Things to Know Before Applying For a Credit Card

It is true that having a good payment history on a credit card is a key component of building a consumer credit score. Credit bureaus love a good mix of accounts, including unsecured credit cards and installment loans.

If you do not currently have a credit card, then you might want to consider applying for a card and building a deeper payment history prior to making a major purchase on credit. Building credit can reduce the cost of interest for vehicle or home purchases.

Pre-Approved Offers

A pre-approved offer is not a guarantee that you will be approved. You could still be denied if your stated income does not satisfy the income requirements established by the card issuer. In addition, if your credit score has dropped recently, you could also still be denied.

Still, a pre-approved offer is more likely to be approved than an unsolicited application. Credit card issuers buy lists of potential customers from the credit bureaus. If you received a pre-approved application, your credit met the initial credit requirements of the card issuer for that particular offer.

When a card issuer receives your application, they then conduct a new credit check to see if you continue to meet their requirements. Your credit score will likely be within a few points of what it was if nothing extraordinary has happened to your credit in the meantime.

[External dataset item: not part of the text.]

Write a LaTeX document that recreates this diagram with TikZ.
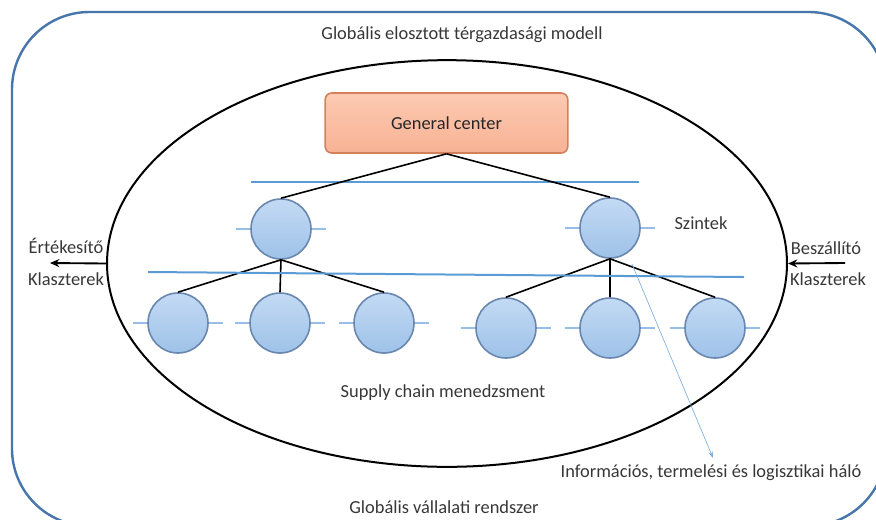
\documentclass[tikz,border=0pt]{standalone}
\usepackage{fontspec}
\setmainfont{Carlito}
\usetikzlibrary{shapes.geometric,arrows.meta}
\definecolor{outerblue}{RGB}{70,118,170}
\definecolor{lvlblue}{RGB}{91,155,213}
\definecolor{tickblue}{RGB}{150,190,230}
\definecolor{boxtop}{RGB}{252,202,178}
\definecolor{boxbot}{RGB}{248,178,148}
\definecolor{boxline}{RGB}{212,128,92}
\definecolor{balltop}{RGB}{195,218,244}
\definecolor{ballbot}{RGB}{158,194,232}
\definecolor{ballline}{RGB}{105,135,175}
\definecolor{txtgray}{RGB}{55,55,55}
\tikzset{
  outerbox/.style={draw=outerblue, line width=1.8pt, rounded corners=58pt},
  bigell/.style={ellipse, draw=black, line width=1.5pt, inner sep=0pt, minimum width=510pt, minimum height=305pt},
  gcbox/.style={draw=boxline, line width=1.2pt, rounded corners=5pt, top color=boxtop, bottom color=boxbot, minimum width=182pt, minimum height=45pt, inner sep=0pt, text=black!85},
  ball/.style={circle, draw=ballline, line width=1.2pt, top color=balltop, bottom color=ballbot, minimum size=45pt, inner sep=0pt},
  tickln/.style={draw=tickblue, line width=0.8pt},
  lvlline/.style={draw=lvlblue, line width=1.5pt},
  conn/.style={draw=black, line width=1.2pt},
  sidearrow/.style={draw=black, line width=1.4pt, -{Stealth[length=7pt,width=6pt]}},
  infoarrow/.style={draw=lvlblue!80, line width=0.5pt, -{Stealth[length=5pt,width=3.5pt]}},
  txt/.style={text=txtgray, inner sep=0pt}
}
\begin{document}
\begin{tikzpicture}[x=0.75pt,y=-0.75pt,font=\fontsize{13.8}{16}\selectfont]
\useasboundingbox (0,0) rectangle (876,519);
\clip (0,0) rectangle (876,519);
\draw[outerbox] (12,12) rectangle (886,526);
\node[bigell] (ell) at (447,263.5) {};
\node[gcbox] (gc) at (446.5,123) {General center};
% level lines
\draw[lvlline] (251,182) -- (639,182);
% tick lines
\foreach \cx/\cy in {281/229,610/228,178/323,280/323,384/323,506/328,610/328,715/328}
  \draw[tickln] (\cx-45,\cy) -- (\cx+45,\cy);
% circles
\node[ball] (a) at (281,229) {};
\node[ball] (b) at (610,228) {};
\node[ball] (a1) at (178,323) {};
\node[ball] (a2) at (280,323) {};
\node[ball] (a3) at (384,323) {};
\node[ball] (b1) at (506,328) {};
\node[ball] (b2) at (610,328) {};
\node[ball] (b3) at (715,328) {};
% connectors
\draw[conn] (gc.south) -- (a.north);
\draw[conn] (gc.south) -- (b.north);
\foreach \c in {a1,a2,a3} \draw[conn] (a.south) -- (\c.north);
\foreach \c in {b1,b2,b3} \draw[conn] (b.south) -- (\c.north);
\draw[lvlline] (148,272) -- (744,277);
% info arrow
\coordinate (hs) at (632,264);
\coordinate (he) at (713,458);
\draw[infoarrow] (hs) -- (he);
% side arrows
\coordinate (lt) at (50,263);
\coordinate (rs) at (845,263);
\draw[sidearrow] (ell.west) -- (lt);
\draw[sidearrow] (rs) -- (ell.east);
% texts
\node[txt] (title) at (462,35) {Globális elosztott térgazdasági modell};
\node[txt] (bottom) at (444,507) {Globális vállalati rendszer};
\node[txt] (scm) at (443,393) {Supply chain menedzsment};
\node[txt] (info) at (711,473) {Információs, termelési és logisztikai háló};
\node[txt] (szint) at (701,223) {Szintek};
\node[txt] (ert) at (66,246) {Értékesítő};
\node[txt] (klL) at (66,279) {Klaszterek};
\node[txt] (besz) at (826,248) {Beszállító};
\node[txt] (klR) at (828,279) {Klaszterek};
\end{tikzpicture}
\end{document}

A simple late payment or even going over the credit limit on another credit account could cause your credit score to drop by as many as 50 points. Correcting the problem will bring your score back up, but not to the original level.

Therefore, you should evaluate whether now is the time to even apply for a card. Any recent negative activity on your credit report could jeopardize the approval of a new application.


Inquiries may also prevent approval. Each time that you apply for a line of credit, an inquiry is recorded on your credit report.

If you are denied a credit application, understand that your credit score will have dropped anywhere from 1 to 5 points. Applying for another card would be ill-advised at this point, since you would have an even lower likelihood of being approved for that account.

Multiple applications in a short period of time can cause your credit score to drop to a point that makes approvals unlikely. Credit card issuers get nervous if they believe you are trying to apply for substantial credit in a short period of time.

If you believe you could benefit from a new account and expect to be approved, then choose wisely. Some credit cards have much better terms than others. Most importantly, once you have opened a new account, take care of it. Maintaining your credit accounts is essential for building a solid credit history.